◆ **Exercise objective**
Take the lines from the head of the listing through the one bearing "import * as" and copy them exactly, leaving every picture out.

** START OF Dataset content **

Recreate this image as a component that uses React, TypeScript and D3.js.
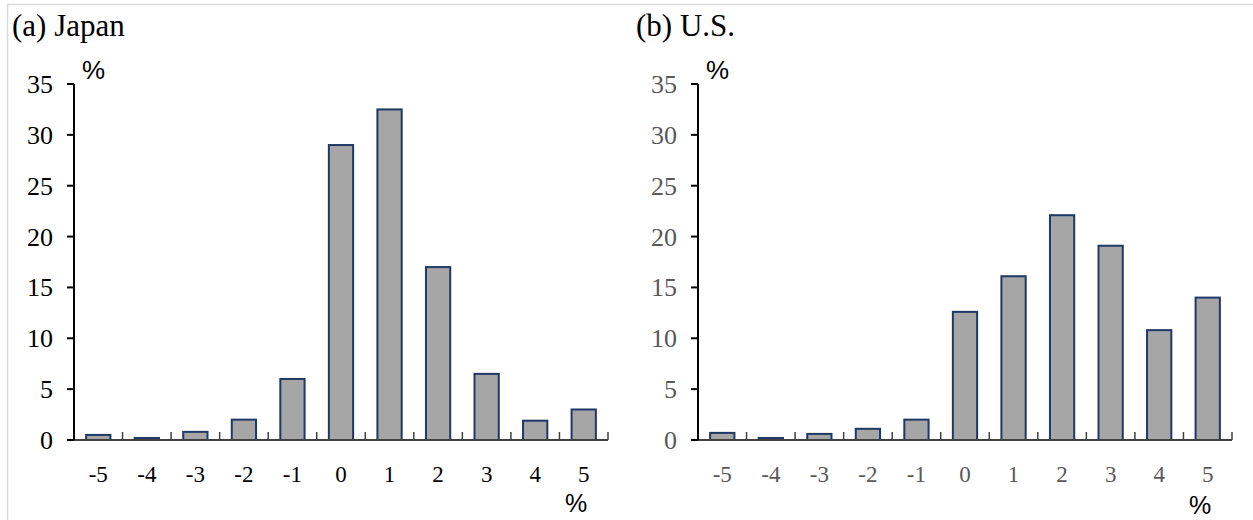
import React from "react";
import * as d3 from "d3";

const categories = ["-5", "-4", "-3", "-2", "-1", "0", "1", "2", "3", "4", "5"];
const japanValues = [0.5, 0.2, 0.8, 2.0, 6.0, 29.0, 32.5, 17.0, 6.5, 1.9, 3.0];
const usValues = [0.7, 0.2, 0.6, 1.1, 2.0, 12.6, 16.1, 22.1, 19.1, 10.8, 14.0];
const yTicks = [0, 5, 10, 15, 20, 25, 30, 35];
const panelTitles = ["(a) Japan", "(b) U.S."];

const SERIF = "'Liberation Serif', 'Times New Roman', serif";
const SANS = "'Liberation Sans', Arial, sans-serif";

type PanelProps = {
  values: number[];
  x0: number;
  x1: number;
  title: string;
  titleX: number;
  labelColor: string;
  bottomPctX: number;
  bottomPctY: number;
};

function Panel({ values, x0, x1, title, titleX, labelColor, bottomPctX, bottomPctY }: PanelProps) {
  const yTop = 84;
  const yBottom = 440;
  const x = d3.scaleBand<string>().domain(categories).range([x0, x1]).paddingInner(0.5).paddingOuter(0.25);
  const y = d3.scaleLinear().domain([0, 35]).range([yBottom, yTop]);
  const step = (x1 - x0) / categories.length;
  const boundaries = d3.range(1, categories.length + 1).map((i) => x0 + i * step);
  return (
    <g>
      <text x={titleX} y={36} fontFamily={SERIF} fontSize={31} fill="#000">
        {title}
      </text>
      <text x={x0 + 8} y={79} fontFamily={SANS} fontSize={26} fill="#000">
        %
      </text>
      {/* bars */}
      {values.map((v, i) => (
        <rect
          key={i}
          x={x(categories[i])!}
          y={y(v)}
          width={x.bandwidth()}
          height={yBottom - y(v)}
          fill="#a6a6a6"
          stroke="#1f3864"
          strokeWidth={2}
        />
      ))}
      {/* x axis */}
      <line x1={x0 - 7} x2={x1} y1={yBottom} y2={yBottom} stroke="#404040" strokeWidth={2} />
      {boundaries.map((bx, i) => (
        <line key={i} x1={bx} x2={bx} y1={yBottom} y2={yBottom - 8} stroke="#404040" strokeWidth={1.5} />
      ))}
      {categories.map((c) => (
        <text
          key={c}
          x={x(c)! + x.bandwidth() / 2}
          y={482}
          textAnchor="middle"
          fontFamily={SERIF}
          fontSize={23}
          fill={labelColor}
        >
          {c}
        </text>
      ))}
      {/* y axis */}
      <line x1={x0} x2={x0} y1={yBottom} y2={yTop} stroke="#000" strokeWidth={2} />
      {yTicks.map((t) => (
        <g key={t}>
          <line x1={x0 - 7} x2={x0} y1={y(t)} y2={y(t)} stroke="#000" strokeWidth={2} />
          <text x={x0 - 21} y={y(t) + 9} textAnchor="end" fontFamily={SERIF} fontSize={26} fill={labelColor}>
            {t}
          </text>
        </g>
      ))}
      <text x={bottomPctX} y={bottomPctY} fontFamily={SANS} fontSize={25} fill="#000">
        %
      </text>
    </g>
  );
}

export default function App() {
  return (
    <svg width={1253} height={520} style={{ position: "absolute", left: 0, top: 0, background: "#fff" }}>
      <rect x={0} y={0} width={1253} height={520} fill="#fff" />
      <line x1={7} x2={1253} y1={4.5} y2={4.5} stroke="#d9d9d9" strokeWidth={1.5} />
      <line x1={7.5} x2={7.5} y1={4} y2={520} stroke="#d9d9d9" strokeWidth={1.5} />
      <Panel
        values={japanValues}
        x0={74}
        x1={608}
        title={panelTitles[0]}
        titleX={12}
        labelColor="#000"
        bottomPctX={565}
        bottomPctY={512}
      />
      <Panel
        values={usValues}
        x0={698}
        x1={1232}
        title={panelTitles[1]}
        titleX={636}
        labelColor="#595959"
        bottomPctX={1189}
        bottomPctY={514}
      />
    </svg>
  );
}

** END OF Dataset content **

◆ **Written answer**
Recreate this image as a component that uses React, TypeScript and D3.js.
import React from "react";
import * as d3 from "d3";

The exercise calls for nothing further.